* BEGIN DATA LINES *
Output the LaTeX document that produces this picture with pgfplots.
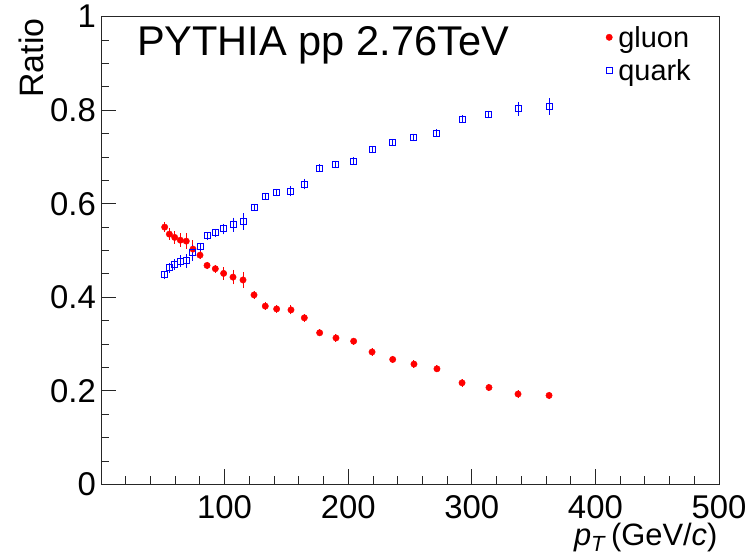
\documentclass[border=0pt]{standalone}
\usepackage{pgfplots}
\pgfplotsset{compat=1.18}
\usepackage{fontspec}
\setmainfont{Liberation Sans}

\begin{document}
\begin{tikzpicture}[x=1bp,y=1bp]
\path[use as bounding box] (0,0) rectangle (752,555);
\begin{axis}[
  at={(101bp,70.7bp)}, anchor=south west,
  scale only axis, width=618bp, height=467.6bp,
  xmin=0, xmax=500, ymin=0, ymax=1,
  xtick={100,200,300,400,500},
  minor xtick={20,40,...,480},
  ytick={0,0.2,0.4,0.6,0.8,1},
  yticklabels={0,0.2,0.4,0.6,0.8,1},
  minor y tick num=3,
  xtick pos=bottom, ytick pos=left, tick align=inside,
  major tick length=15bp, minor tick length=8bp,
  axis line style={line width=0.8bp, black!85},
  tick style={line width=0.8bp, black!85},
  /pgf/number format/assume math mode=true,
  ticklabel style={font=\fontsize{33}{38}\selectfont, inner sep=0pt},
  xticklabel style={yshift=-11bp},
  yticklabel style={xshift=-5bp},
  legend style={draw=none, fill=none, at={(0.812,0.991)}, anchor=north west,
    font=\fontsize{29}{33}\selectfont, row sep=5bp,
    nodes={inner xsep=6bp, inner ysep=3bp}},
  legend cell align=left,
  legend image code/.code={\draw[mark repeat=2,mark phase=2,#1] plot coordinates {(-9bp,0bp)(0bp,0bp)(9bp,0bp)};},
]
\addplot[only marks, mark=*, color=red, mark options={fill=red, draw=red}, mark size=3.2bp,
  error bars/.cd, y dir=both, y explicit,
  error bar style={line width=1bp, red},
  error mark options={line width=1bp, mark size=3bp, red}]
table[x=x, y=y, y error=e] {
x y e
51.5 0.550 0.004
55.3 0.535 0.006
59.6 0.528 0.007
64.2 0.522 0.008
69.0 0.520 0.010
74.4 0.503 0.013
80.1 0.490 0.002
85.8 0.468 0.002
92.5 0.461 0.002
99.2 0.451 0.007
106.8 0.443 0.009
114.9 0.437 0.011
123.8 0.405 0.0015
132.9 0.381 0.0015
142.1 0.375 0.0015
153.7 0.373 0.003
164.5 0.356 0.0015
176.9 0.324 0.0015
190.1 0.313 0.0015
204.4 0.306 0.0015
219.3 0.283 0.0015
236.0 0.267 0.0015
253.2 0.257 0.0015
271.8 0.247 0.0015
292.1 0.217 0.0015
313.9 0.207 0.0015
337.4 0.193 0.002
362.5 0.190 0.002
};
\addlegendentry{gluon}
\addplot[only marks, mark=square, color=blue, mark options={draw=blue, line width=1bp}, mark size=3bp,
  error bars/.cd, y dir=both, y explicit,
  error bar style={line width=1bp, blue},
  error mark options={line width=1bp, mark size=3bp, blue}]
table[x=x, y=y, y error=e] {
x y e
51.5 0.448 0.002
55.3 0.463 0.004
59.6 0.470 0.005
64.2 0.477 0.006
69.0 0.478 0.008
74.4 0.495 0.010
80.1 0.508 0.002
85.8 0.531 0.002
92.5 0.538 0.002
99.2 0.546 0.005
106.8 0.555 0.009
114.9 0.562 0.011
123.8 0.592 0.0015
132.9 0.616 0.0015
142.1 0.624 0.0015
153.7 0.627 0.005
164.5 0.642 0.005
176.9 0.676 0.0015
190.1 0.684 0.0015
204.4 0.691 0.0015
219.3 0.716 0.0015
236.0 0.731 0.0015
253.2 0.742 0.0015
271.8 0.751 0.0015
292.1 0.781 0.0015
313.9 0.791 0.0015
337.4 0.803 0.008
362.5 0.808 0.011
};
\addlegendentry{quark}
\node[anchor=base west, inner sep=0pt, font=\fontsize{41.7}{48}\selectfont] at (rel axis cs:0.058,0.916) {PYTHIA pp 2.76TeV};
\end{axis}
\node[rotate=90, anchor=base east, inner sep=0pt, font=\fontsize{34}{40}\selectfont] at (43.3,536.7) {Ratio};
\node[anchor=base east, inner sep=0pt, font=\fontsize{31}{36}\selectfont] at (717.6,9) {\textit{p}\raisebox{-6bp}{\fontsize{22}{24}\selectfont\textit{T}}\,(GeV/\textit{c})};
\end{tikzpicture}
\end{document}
* END DATA LINES *
DIRECTIONS FOR THIS TASK:
Omit every picture while copying the listing above exactly.

FULL SOLUTION:
Output the LaTeX document that produces this picture with pgfplots.
\documentclass[border=0pt]{standalone}
\usepackage{pgfplots}
\pgfplotsset{compat=1.18}
\usepackage{fontspec}
\setmainfont{Liberation Sans}

\begin{document}
\begin{tikzpicture}[x=1bp,y=1bp]
\path[use as bounding box] (0,0) rectangle (752,555);
\begin{axis}[
  at={(101bp,70.7bp)}, anchor=south west,
  scale only axis, width=618bp, height=467.6bp,
  xmin=0, xmax=500, ymin=0, ymax=1,
  xtick={100,200,300,400,500},
  minor xtick={20,40,...,480},
  ytick={0,0.2,0.4,0.6,0.8,1},
  yticklabels={0,0.2,0.4,0.6,0.8,1},
  minor y tick num=3,
  xtick pos=bottom, ytick pos=left, tick align=inside,
  major tick length=15bp, minor tick length=8bp,
  axis line style={line width=0.8bp, black!85},
  tick style={line width=0.8bp, black!85},
  /pgf/number format/assume math mode=true,
  ticklabel style={font=\fontsize{33}{38}\selectfont, inner sep=0pt},
  xticklabel style={yshift=-11bp},
  yticklabel style={xshift=-5bp},
  legend style={draw=none, fill=none, at={(0.812,0.991)}, anchor=north west,
    font=\fontsize{29}{33}\selectfont, row sep=5bp,
    nodes={inner xsep=6bp, inner ysep=3bp}},
  legend cell align=left,
  legend image code/.code={\draw[mark repeat=2,mark phase=2,#1] plot coordinates {(-9bp,0bp)(0bp,0bp)(9bp,0bp)};},
]
\addplot[only marks, mark=*, color=red, mark options={fill=red, draw=red}, mark size=3.2bp,
  error bars/.cd, y dir=both, y explicit,
  error bar style={line width=1bp, red},
  error mark options={line width=1bp, mark size=3bp, red}]
table[x=x, y=y, y error=e] {
x y e
51.5 0.550 0.004
55.3 0.535 0.006
59.6 0.528 0.007
64.2 0.522 0.008
69.0 0.520 0.010
74.4 0.503 0.013
80.1 0.490 0.002
85.8 0.468 0.002
92.5 0.461 0.002
99.2 0.451 0.007
106.8 0.443 0.009
114.9 0.437 0.011
123.8 0.405 0.0015
132.9 0.381 0.0015
142.1 0.375 0.0015
153.7 0.373 0.003
164.5 0.356 0.0015
176.9 0.324 0.0015
190.1 0.313 0.0015
204.4 0.306 0.0015
219.3 0.283 0.0015
236.0 0.267 0.0015
253.2 0.257 0.0015
271.8 0.247 0.0015
292.1 0.217 0.0015
313.9 0.207 0.0015
337.4 0.193 0.002
362.5 0.190 0.002
};
\addlegendentry{gluon}
\addplot[only marks, mark=square, color=blue, mark options={draw=blue, line width=1bp}, mark size=3bp,
  error bars/.cd, y dir=both, y explicit,
  error bar style={line width=1bp, blue},
  error mark options={line width=1bp, mark size=3bp, blue}]
table[x=x, y=y, y error=e] {
x y e
51.5 0.448 0.002
55.3 0.463 0.004
59.6 0.470 0.005
64.2 0.477 0.006
69.0 0.478 0.008
74.4 0.495 0.010
80.1 0.508 0.002
85.8 0.531 0.002
92.5 0.538 0.002
99.2 0.546 0.005
106.8 0.555 0.009
114.9 0.562 0.011
123.8 0.592 0.0015
132.9 0.616 0.0015
142.1 0.624 0.0015
153.7 0.627 0.005
164.5 0.642 0.005
176.9 0.676 0.0015
190.1 0.684 0.0015
204.4 0.691 0.0015
219.3 0.716 0.0015
236.0 0.731 0.0015
253.2 0.742 0.0015
271.8 0.751 0.0015
292.1 0.781 0.0015
313.9 0.791 0.0015
337.4 0.803 0.008
362.5 0.808 0.011
};
\addlegendentry{quark}
\node[anchor=base west, inner sep=0pt, font=\fontsize{41.7}{48}\selectfont] at (rel axis cs:0.058,0.916) {PYTHIA pp 2.76TeV};
\end{axis}
\node[rotate=90, anchor=base east, inner sep=0pt, font=\fontsize{34}{40}\selectfont] at (43.3,536.7) {Ratio};
\node[anchor=base east, inner sep=0pt, font=\fontsize{31}{36}\selectfont] at (717.6,9) {\textit{p}\raisebox{-6bp}{\fontsize{22}{24}\selectfont\textit{T}}\,(GeV/\textit{c})};
\end{tikzpicture}
\end{document}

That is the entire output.